Reading the Torah is complicated by the need to navigate places where narrative coherence seems to break down. Sometimes we will find, as we have at the sea, that our initial judgments need to be revised, that what looks like a point of incoherence turns out to be a brilliant combination of elements of cultural repertoire. Other times those judgments will stick. The fractures can lead us to see how rhetorical and ideological goals shift, how character roles or strategies for constructing setting change, and how new genres transform what set(s) of norms and expectations we bring to the text as we read it. In these cases, we can speak of shifts in implied author and see historical depth in the literary landscape.

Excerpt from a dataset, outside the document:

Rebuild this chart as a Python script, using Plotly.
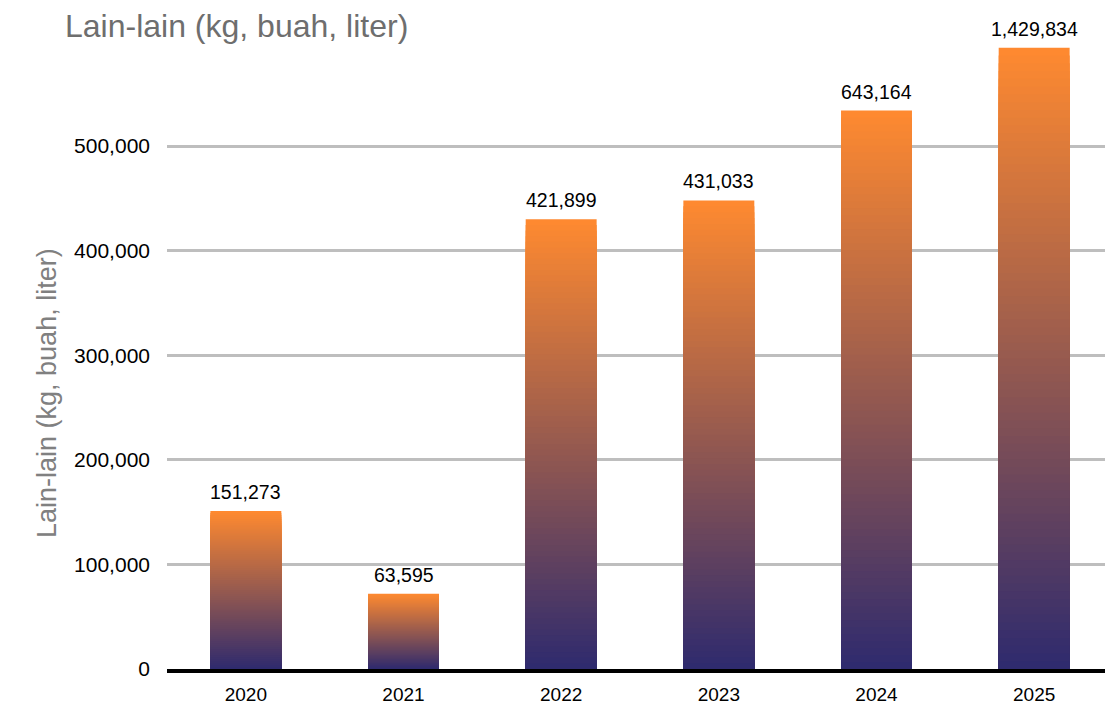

It is typical, not to mention convenient, to assign names to the different layers of literary stratigraphy we identify as we navigate these shifts, yet the shorthand we often use – whether J, E, D, and P; HexRed, PentRed, and ThB; or some other scheme – is too easily reified, such that we slip into using these terms as though they refer to extant works (or even flesh-and-blood people) and forget that, at least until we find copies of such works, they are wholly dependent on our interpretive judgments. In order to rein in this tendency, I refer to the versions I have tracked more casually, often by the genres used to emplot them, and I adopt the term “master scribe” as a conceit – in effect, a synonym for “implied author” that is also a nod to ancient scribal culture – with full awareness that the Torah is a collaborative, transhistorical project.67
What we do know about these master scribes is what we can readily see in the literature they produced. They were technically skilled, enormously creative, in possession of a high degree of cultural literacy – across multiple ancient Near Eastern and Mediterranean cultures, no less – and politically astute. The wilderness narrative, if not the Torah in its entirety, is implicated in any number of threats to the well-being of our ancient Israelite and early Jewish ancestors: foreign domination, exile, internal strife. In each case, our master scribes put their knowledge and skill to work in the interest of their people’s survival. Over time, they achieved a truly distinctive work of literature that has itself survived the vicissitudes of history and continues to sustain the people who read it and call it their own.